New York's heat and humidity are going through the roof as singer/guitarist Alex Turner and drummer Matt Helders hunker down to face the media at an Italian eatery in the heart of the Meatpacking District, but that's not about to stop them from ordering hot tea. No wonder Arctic Monkeys' label boss calls them the coolest band in the world.

Once upon a time, such inquisitions made the band deeply uncomfortable, but today Turner in particular seems relaxed -- perhaps because he recently relocated to the city, while Helders, bassist Nick O'Malley and guitarist Jamie Cook still live in Sheffield, England.

The American influence looms large over the band's imminent third album. Humbug (Domino), which will be released Monday in the United Kingdom and a day later in the United States, was conceived in the Mojave Desert, Los Angeles and New York and precision-tooled for the road. Produced by Queens of the Stone Age frontman Josh Homme and longtime collaborator James Ford, it doesn't quite follow through on early reports that the band had gone metal, but it's notably more robust.

When we were first thinking about the album, we were gravitating more toward the rock side rather than the melodic pop side, Turner says. But as we started working it out, we thought, 'This should be a little more diverse ... let's have a little bit of both.'

Nonetheless, some of the typically British indie-isms -- the frantic guitars and Turner's kitchen-sink lyrics -- have been jettisoned in favor of a more universally appealing, darker rock sound. And, while the brilliant likes of the foot-stomping Pretty Visitors, heartfelt crooner Secret Door and sinister lead single Crying Lightning make an instant impression, the album is notably light on the pop anthems that made the band such a phenomenon in the United Kingdom. There, 2006 debut Whatever People Say I Am, That's What I'm Not has sold 1.3 million copies, according to the Official Charts Co., while its 2007 follow-up, Favorite Worst Nightmare, sold 708,000.

BOTH SIDES OF THE POND

The U.K. release of Humbug is tied to the band's August 28-29 headline slots at the Reading and Leeds festivals, giving fans an opportunity to hear the songs before they receive their first live airing on home soil. In the United States, the band already has played Lollapalooza and All Points West, with another string of dates kicking off September 14 in San Diego.

The thing that's sealed the deal for them in the U.S. is their blistering live show, says Peter Berard, Brooklyn-based U.S. director of marketing for the U.K. indie Domino. They went from playing (New York's) Mercury Lounge to Webster Hall inside a year -- that's something very special.

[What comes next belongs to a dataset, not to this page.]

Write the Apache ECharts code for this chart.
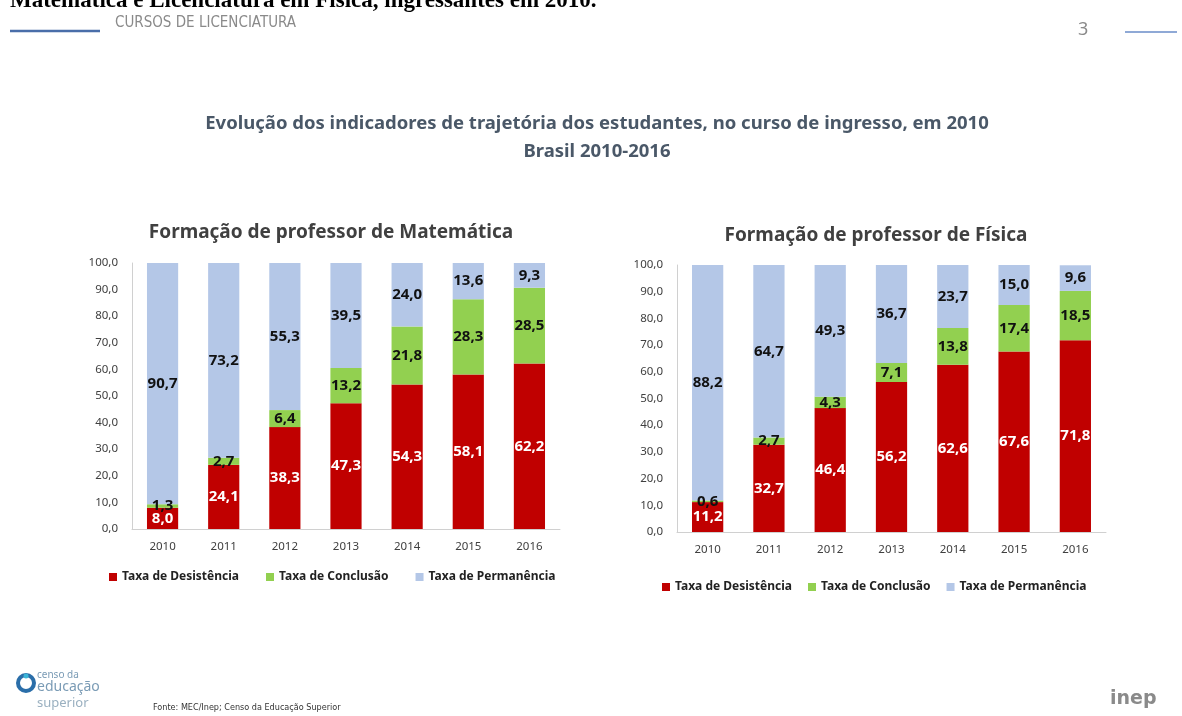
<!DOCTYPE html>
<html><head><meta charset="utf-8">
<script src="https://cdn.jsdelivr.net/npm/echarts@6/dist/echarts.min.js"></script>
<style>html,body{margin:0;padding:0;background:#fff}#c{width:1182px;height:716px}</style>
</head><body><div id="c"></div>
<script>
const years = ['2010','2011','2012','2013','2014','2015','2016'];
const seriesNames = ['Taxa de Desistência','Taxa de Conclusão','Taxa de Permanência'];
const matDesistencia = [8.0,24.1,38.3,47.3,54.3,58.1,62.2];
const matConclusao   = [1.3,2.7,6.4,13.2,21.8,28.3,28.5];
const matPermanencia = [90.7,73.2,55.3,39.5,24.0,13.6,9.3];
const fisDesistencia = [11.2,32.7,46.4,56.2,62.6,67.6,71.8];
const fisConclusao   = [0.6,2.7,4.3,7.1,13.8,17.4,18.5];
const fisPermanencia = [88.2,64.7,49.3,36.7,23.7,15.0,9.6];
const colors = ['#c00000','#92d050','#b4c7e7'];

const fmt = v => v.toFixed(1).replace('.', ',');
const font = '"Noto Sans", sans-serif';
function lbl(color){
  return {show:true, position:'inside', color:color, fontWeight:'bold', fontSize:15, fontFamily:font,
          formatter:p=>fmt(p.value)};
}
function mkSeries(idx, data){
  return data.map((d,i)=>({
    name:seriesNames[i], type:'bar', stack:'s'+idx, xAxisIndex:idx, yAxisIndex:idx,
    data:d, barWidth:'51%', itemStyle:{color:colors[i]},
    label:lbl(i===0?'#ffffff':'#111111')
  }));
}
function xAx(idx){
  return {type:'category', gridIndex:idx, data:years, axisTick:{show:false},
    axisLine:{lineStyle:{color:'#d0d0d0'}},
    axisLabel:{color:'#404040', fontSize:11.5, fontFamily:font, margin:12}};
}
function yAx(idx){
  return {type:'value', gridIndex:idx, min:0, max:100, interval:10, splitLine:{show:false},
    axisLine:{show:true, lineStyle:{color:'#d0d0d0'}}, axisTick:{show:false},
    axisLabel:{color:'#404040', fontSize:11.5, fontFamily:font, margin:14, formatter:v=>fmt(v)}};
}
const legendText = {fontSize:12, fontWeight:'bold', color:'#222', fontFamily:font};

const chart = echarts.init(document.getElementById('c'));
chart.setOption({
  animation:false,
  backgroundColor:'#fff',
  title:[
    {text:'Evolução dos indicadores de trajetória dos estudantes, no curso de ingresso, em 2010\nBrasil 2010-2016',
     left:592, top:105, textAlign:'center',
     textStyle:{fontSize:18.5, fontWeight:'bold', color:'#4a5868', fontFamily:font, lineHeight:28}},
    {text:'Formação de professor de Matemática', left:326, top:218, textAlign:'center',
     textStyle:{fontSize:19, fontWeight:'bold', color:'#404040', fontFamily:font}},
    {text:'Formação de professor de Física', left:871, top:221, textAlign:'center',
     textStyle:{fontSize:19, fontWeight:'bold', color:'#404040', fontFamily:font}}
  ],
  grid:[
    {left:132, top:263, width:428, height:266},
    {left:677, top:265, width:429, height:267}
  ],
  xAxis:[xAx(0), xAx(1)],
  yAxis:[yAx(0), yAx(1)],
  legend:[
    {left:104, top:566, icon:'rect', itemWidth:8, itemHeight:8, itemGap:27, textStyle:legendText, data:seriesNames},
    {left:657, top:576, icon:'rect', itemWidth:8, itemHeight:8, itemGap:16, textStyle:legendText, data:seriesNames}
  ],
  series:[...mkSeries(0,[matDesistencia,matConclusao,matPermanencia]),
          ...mkSeries(1,[fisDesistencia,fisConclusao,fisPermanencia])],
  graphic:[
    {type:'text', left:10, top:-10, style:{text:'Matemática e Licenciatura em Física, ingressantes em 2010.',
      font:'bold 23px "Liberation Serif", serif', fill:'#000'}},
    {type:'line', shape:{x1:10,y1:31,x2:100,y2:31}, style:{stroke:'#4a6ea9', lineWidth:2.5}},
    {type:'text', left:115, top:16, style:{text:'CURSOS DE LICENCIATURA',
      font:'15px "Liberation Sans Narrow", "DejaVu Sans Condensed", sans-serif', fill:'#8a8a8a'}},
    {type:'text', left:1078, top:21, style:{text:'3', font:'18px "Noto Sans", sans-serif', fill:'#8a8a8a'}},
    {type:'line', shape:{x1:1125,y1:32,x2:1177,y2:32}, style:{stroke:'#8fa9d6', lineWidth:2}},
    {type:'circle', shape:{cx:26, cy:683, r:8}, style:{fill:'none', stroke:'#2a6ea9', lineWidth:4}},
    {type:'circle', shape:{cx:26, cy:676, r:2.5}, style:{fill:'#3ab5d8'}},
    {type:'text', left:37, top:670, style:{text:'censo da', font:'10px "Noto Sans", sans-serif', fill:'#7a9bb5'}},
    {type:'text', left:37, top:680, style:{text:'educação', font:'14px "Noto Sans", sans-serif', fill:'#7a9bb5'}},
    {type:'text', left:37, top:697, style:{text:'superior', font:'13px "Noto Sans", sans-serif', fill:'#9ab0c0'}},
    {type:'text', left:153, top:703, style:{text:'Fonte: MEC/Inep; Censo da Educação Superior',
      font:'9px "DejaVu Sans Condensed", sans-serif', fill:'#333'}},
    {type:'text', left:1110, top:690, style:{text:'inep', font:'bold 19px "DejaVu Sans", sans-serif', fill:'#8a8a8a'}}
  ]
});
</script></body></html>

American record sales, however, have struggled to match that momentum. Whatever has sold 368,000 U.S. copies, according to Nielsen SoundScan, while Nightmare has sold 179,000.

You could argue that we haven't spent a great deal of time here in terms of what you need to do to break through, Turner says with a shrug. I don't know if it's something to do with the sound or that the words don't translate, but there's been enough people buying the records to warrant us coming.

But Berard has high hopes for the band's new sound, which he says will play into the American audience better than 'Favorite Worst Nightmare.' He cites the band's first Rolling Stone feature, good early reactions at modern rock and adult alternative album radio and its August 4 Late Night With Jimmy Fallon slot as evidence that the U.S. media tide is turning.

Nightmare was released with marketing and sales support from Warner Bros., but Humbug will be handled by Domino alone.

We had a very good experience with Warner, says London-based Domino founder Laurence Bell. The American marketplace has changed enormously in the last two years, though, and we feel very well equipped to take this album to the American marketplace ourselves.

With buzz around the record boosted by the band's July 30 transmission of a live performance featuring several new songs on its official Web site, Bell's confidence is sky-high.

This record will establish them as one of the key modern rock bands of our time, he says. At the end of the campaign they will be the coolest band in the world.